Une seule conclusion s’impose : Bruxelles doit rayer l’Argentine, l’Australie, l’Uruguay et le Canada de la liste des pays autorisés à exporter de la viande chevaline vers l’UE, ce qui est déjà le cas pour le Brésil et le Mexique. Une pétition est en ligne sur alerteviandechevaline.fr pour forcer la Commission à agir.
En France, Welfarm exhorte distributeurs et bouchers à ne plus se fournir dans ces pays ou leurs intermédiaires.

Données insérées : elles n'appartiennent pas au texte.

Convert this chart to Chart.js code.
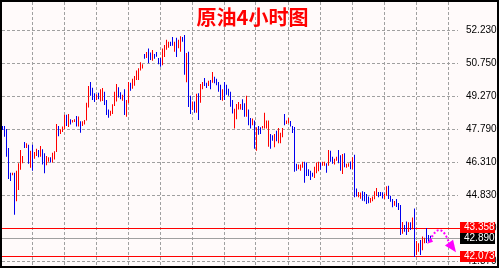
<!DOCTYPE html>
<html>
<head>
<meta charset="utf-8">
<script src="https://cdn.jsdelivr.net/npm/chart.js@4.4.1/dist/chart.umd.min.js"></script>
<style>
  html, body { margin: 0; padding: 0; background: #fffafa; }
  #wrapper { width: 499px; height: 268px; }
</style>
</head>
<body>
<div id="wrapper"><canvas id="canvas" width="499" height="268"></canvas></div>
<script>
// 4h bars, oldest first (high / low / up=1 red, down=0 blue)
var highs = [
  47.95, 47.95, 47.81, 46.96, 45.85, 45.85, 45.85, 45.94, 46.28, 46.87,
  46.60, 47.23, 47.17, 47.11, 46.84, 47.11, 46.78, 46.93, 46.87, 47.05,
  46.90, 46.72, 46.60, 46.54, 46.54, 46.75, 46.81, 48.04, 47.95, 47.80,
  47.92, 48.45, 48.45, 48.48, 48.25, 48.22, 48.25, 48.40, 48.37, 48.16,
  48.16, 48.22, 48.99, 49.74, 49.92, 49.66, 49.42, 49.37, 49.44, 49.59,
  49.65, 49.48, 49.11, 48.69, 48.63, 48.92, 49.48, 49.83, 49.68, 49.46,
  49.35, 49.59, 49.11, 49.92, 49.89, 50.06, 50.19, 50.43, 50.54, 50.81,
  50.72, 51.18, 51.27, 51.42, 51.24, 51.36, 51.18, 51.27, 51.00, 51.00,
  51.42, 51.58, 51.81, 51.72, 51.72, 51.94, 51.72, 51.90, 51.81, 51.97,
  51.94, 52.03, 51.22, 51.28, 49.30, 49.04, 49.04, 49.39, 49.42, 49.83,
  49.92, 50.10, 49.89, 49.98, 50.01, 50.37, 50.16, 50.07, 49.92, 49.80,
  49.59, 49.92, 49.80, 49.62, 49.48, 49.11, 48.72, 48.93, 49.02, 48.93,
  49.15, 48.97, 49.30, 48.69, 48.31, 48.28, 48.19, 47.89, 47.95, 47.89,
  47.95, 48.54, 48.19, 48.19, 47.59, 47.53, 47.59, 47.73, 47.86, 47.64,
  47.86, 48.48, 48.19, 48.31, 48.17, 47.95, 47.90, 46.25, 46.22, 46.22,
  46.34, 46.34, 46.31, 46.01, 45.94, 45.85, 46.12, 46.31, 46.34, 46.31,
  46.34, 46.34, 46.28, 46.87, 46.84, 46.57, 46.48, 46.57, 46.87, 46.63,
  46.69, 46.72, 46.25, 46.28, 46.36, 46.54, 46.66, 45.14, 44.99, 44.96,
  45.02, 44.99, 44.90, 44.78, 44.72, 44.78, 45.02, 45.17, 44.99, 44.99,
  44.98, 44.91, 45.25, 45.27, 44.82, 44.67, 44.58, 44.67, 44.49, 44.40,
  43.64, 43.51, 43.66, 43.63, 43.63, 43.84, 44.25, 42.79, 42.69, 42.84,
  42.99, 42.94, 43.37, 43.06, 43.03
];
var lows = [
  47.77, 47.46, 46.57, 45.57, 45.48, 45.74, 43.97, 44.57, 45.08, 45.98,
  46.28, 46.96, 46.96, 46.25, 46.07, 45.94, 46.48, 46.60, 46.54, 46.57,
  46.22, 45.83, 46.19, 46.34, 46.31, 46.31, 46.45, 46.78, 47.49, 47.59,
  47.68, 47.80, 47.95, 47.90, 48.01, 48.10, 48.13, 47.92, 47.92, 47.64,
  47.95, 48.01, 48.19, 48.78, 49.30, 49.11, 49.02, 49.11, 49.15, 49.04,
  49.07, 48.89, 48.44, 48.32, 48.41, 48.49, 48.84, 49.04, 49.22, 49.15,
  49.08, 48.44, 48.36, 48.97, 49.53, 49.62, 49.75, 50.01, 50.01, 50.43,
  50.52, 50.96, 51.00, 50.76, 50.91, 50.87, 50.96, 51.05, 50.72, 50.60,
  50.67, 51.04, 51.37, 51.46, 51.53, 51.55, 51.28, 51.04, 51.43, 51.28,
  51.72, 50.24, 49.91, 48.80, 48.48, 48.66, 48.54, 48.54, 48.22, 48.99,
  49.59, 49.74, 49.65, 49.74, 49.59, 49.89, 49.86, 49.77, 49.48, 49.11,
  49.08, 49.11, 49.35, 49.30, 48.81, 48.51, 47.83, 48.25, 48.69, 48.69,
  48.66, 48.36, 48.36, 47.98, 47.83, 47.98, 46.93, 46.84, 47.55, 47.59,
  47.83, 47.83, 47.83, 47.02, 46.93, 47.29, 46.99, 47.26, 47.17, 47.17,
  47.44, 47.98, 48.04, 48.07, 47.92, 47.63, 45.90, 45.94, 46.01, 45.94,
  46.07, 45.40, 45.70, 45.70, 45.52, 45.67, 45.61, 45.83, 45.92, 45.98,
  46.16, 46.16, 45.85, 46.16, 46.34, 46.25, 46.22, 46.39, 46.28, 45.94,
  45.79, 46.10, 46.07, 46.12, 46.01, 46.01, 44.75, 44.78, 44.75, 44.69,
  44.60, 44.57, 44.45, 44.48, 44.51, 44.57, 44.66, 44.81, 44.75, 44.81,
  44.70, 44.67, 44.82, 44.67, 44.55, 44.30, 44.37, 44.32, 44.18, 43.06,
  43.11, 43.21, 43.06, 43.19, 43.28, 43.32, 42.07, 42.16, 42.31, 42.16,
  42.38, 42.69, 42.70, 42.76, 42.82
];
var upBars = [
  0,0,0,0,0,1,0,1,1,1,
  1,0,1,0,1,0,1,1,0,1,
  0,0,1,1,0,1,1,1,0,1,
  1,1,0,1,0,1,1,0,1,0,
  1,1,1,1,0,0,0,1,0,1,
  1,0,0,0,1,1,1,1,0,0,
  1,0,1,1,0,1,1,1,1,1,
  1,0,1,0,0,1,0,0,0,0,
  1,1,1,1,0,0,1,0,1,1,
  0,0,1,0,0,1,0,1,0,1,
  1,0,0,1,0,1,0,0,0,0,
  1,0,0,0,0,0,1,1,1,1,
  0,0,1,0,0,1,0,1,0,0,
  1,1,1,1,0,0,1,0,1,1,
  1,0,1,1,0,0,0,0,1,1,
  1,0,0,0,0,0,1,1,1,0,
  1,1,0,1,0,0,1,1,0,0,
  1,0,1,1,0,1,0,0,1,1,
  0,0,0,0,1,1,1,1,0,0,
  0,1,1,0,0,0,1,0,0,0,
  1,0,0,1,0,1,0,1,1,0,
  1,1,0,0,0
];
var yTicks = [52.23, 50.75, 49.27, 47.79, 46.31, 44.83, 43.35, 41.87];
var levelValues = [43.358, 42.890, 42.073];
var levelLineColors = ['#ff0000', '#a0a0a0', '#ff0000'];
var levelBoxColors = ['#ff0000', '#000000', '#ff0000'];
// projected move drawn in magenta: [bar, price]
var arrowStart = [213.75, 42.80];
var arrowCtrl = [218.75, 43.80];
var arrowEnd = [223.25, 42.72];
var arrowTip = [226.75, 42.28];
var titleText = '原油4小时图';

var upColor = '#ff0000';
var downColor = '#0000ee';
var gridColor = '#a0a0a0';

var overlay = {
  id: 'overlay',
  beforeDraw: function(chart) {
    var ctx = chart.ctx;
    ctx.save();
    ctx.fillStyle = '#fffafa';
    ctx.fillRect(0, 0, chart.width, chart.height);
    ctx.restore();
  },
  beforeDatasetsDraw: function(chart) {
    var ctx = chart.ctx, ys = chart.scales.y, area = chart.chartArea;
    ctx.save();
    ctx.lineWidth = 1;
    levelValues.forEach(function(v, i) {
      var py = Math.round(ys.getPixelForValue(v) - 0.5) + 0.5;
      ctx.strokeStyle = levelLineColors[i];
      ctx.beginPath();
      ctx.moveTo(area.left, py);
      ctx.lineTo(area.right + 2, py);
      ctx.stroke();
    });
    ctx.restore();
  },
  afterDraw: function(chart) {
    var ctx = chart.ctx, xs = chart.scales.x, ys = chart.scales.y;
    ctx.save();

    // price boxes on the axis
    ctx.font = '10px "Liberation Sans", Arial, sans-serif';
    ctx.textBaseline = 'middle';
    ctx.textAlign = 'left';
    levelValues.forEach(function(v, i) {
      var py = Math.round(ys.getPixelForValue(v));
      ctx.fillStyle = levelBoxColors[i];
      ctx.fillRect(460, py - 6, 35, 11);
      ctx.fillStyle = '#ffffff';
      ctx.fillText(v.toFixed(3), 464, py - 0.5);
    });

    // magenta dotted arrow
    function px(p) { return [xs.getPixelForValue(p[0]), ys.getPixelForValue(p[1])]; }
    var s = px(arrowStart), c = px(arrowCtrl), e = px(arrowEnd), t = px(arrowTip);
    ctx.strokeStyle = '#ff00ff';
    ctx.fillStyle = '#ff00ff';
    ctx.lineWidth = 2;
    ctx.setLineDash([2, 2]);
    ctx.beginPath();
    ctx.moveTo(s[0], s[1]);
    ctx.quadraticCurveTo(c[0], c[1], e[0], e[1]);
    ctx.stroke();
    ctx.setLineDash([]);
    var dx = t[0] - e[0], dy = t[1] - e[1], len = Math.sqrt(dx * dx + dy * dy);
    var nx = -dy / len * 5, ny = dx / len * 5;
    ctx.beginPath();
    ctx.moveTo(t[0], t[1]);
    ctx.lineTo(e[0] + nx, e[1] + ny);
    ctx.lineTo(e[0] - nx, e[1] - ny);
    ctx.closePath();
    ctx.fill();
    // small head at the start
    ctx.beginPath();
    ctx.moveTo(s[0] - 3, s[1] + 3);
    ctx.lineTo(s[0] + 1, s[1] - 3);
    ctx.lineTo(s[0] + 3, s[1] + 1);
    ctx.closePath();
    ctx.fill();

    // title
    ctx.font = 'bold 20px "Noto Sans CJK SC", sans-serif';
    ctx.textAlign = 'center';
    ctx.textBaseline = 'middle';
    ctx.fillStyle = '#ff0000';
    ctx.fillText(titleText, 252.5, 17.5);

    // black frame
    ctx.fillStyle = '#000000';
    ctx.fillRect(0, 0, chart.width, 2);
    ctx.fillRect(0, 0, 2, chart.height);
    ctx.fillRect(chart.width - 2, 0, 2, chart.height);
    ctx.fillRect(0, chart.height - 2, chart.width, 2);
    ctx.restore();
  }
};

var barData = highs.map(function(h, i) {
  return { x: i, y: [lows[i], h] };
});
var barColors = upBars.map(function(u) { return u ? upColor : downColor; });

new Chart(document.getElementById('canvas'), {
  type: 'bar',
  data: {
    datasets: [{
      data: barData,
      backgroundColor: barColors,
      borderWidth: 0,
      barThickness: 1,
      inflateAmount: 0
    }]
  },
  options: {
    responsive: false,
    animation: false,
    events: [],
    layout: { padding: { left: 2, right: 2, top: 2, bottom: 2 } },
    plugins: { legend: { display: false }, tooltip: { enabled: false } },
    scales: {
      x: {
        type: 'linear',
        min: -0.25,
        max: 227.75,
        offset: false,
        grid: { color: gridColor, drawTicks: false, offset: false },
        border: { display: false, dash: [3, 2] },
        ticks: { display: false },
        afterBuildTicks: function(scale) {
          var t = [];
          for (var v = 14.75; v < 227; v += 16) t.push({ value: v });
          scale.ticks = t;
        },
        afterFit: function(scale) {
          scale.height = 0;
          scale.paddingLeft = 0;
          scale.paddingRight = 0;
        }
      },
      y: {
        position: 'right',
        min: 41.669,
        max: 53.507,
        grid: { color: gridColor, drawTicks: false },
        border: { display: false, dash: [3, 2] },
        ticks: {
          autoSkip: false,
          padding: 8,
          color: '#000000',
          font: { family: '"Liberation Sans", Arial, sans-serif', size: 10 },
          callback: function(v) { return Number(v).toFixed(3); }
        },
        afterBuildTicks: function(scale) {
          scale.ticks = yTicks.map(function(v) { return { value: v }; });
        },
        afterFit: function(scale) {
          scale.width = 39;
          scale.paddingTop = 0;
          scale.paddingBottom = 0;
        }
      }
    }
  },
  plugins: [overlay]
});
</script>
</body>
</html>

1-En octobre 2019, le documentaire « The Final Race », diffusé à la télévision australienne documentait sur une période de deux ans les conditions épouvantables et la cruauté auxquelles sont soumis les chevaux australiens destinés l’abattoir agréé par l’UE, Meramist. https://www.abc.net.au/7.30/the-dark-side-of-the-horse-racing-industry/11614022
-Fin février/début mars 2020, Animal Welfare Foundation I Tierschutzbund Zürich (AWF I TSB), en collaboration avec la Coalition pour la protection des chevaux de course, ont publié un deuxième documentaire, « Victims of the Betting Industry », rendu public en juillet 2020. https://www.youtube.com/watch?v=5Ih9RHiDOho
2 https://thoroughbredwelfareinitiative.org.au/new-page-1
3 Agrée par l’UE et situé dans l’État du Queensland (nord-est), Meramist est le seul abattoir autorisé à traiter les chevaux en Australie.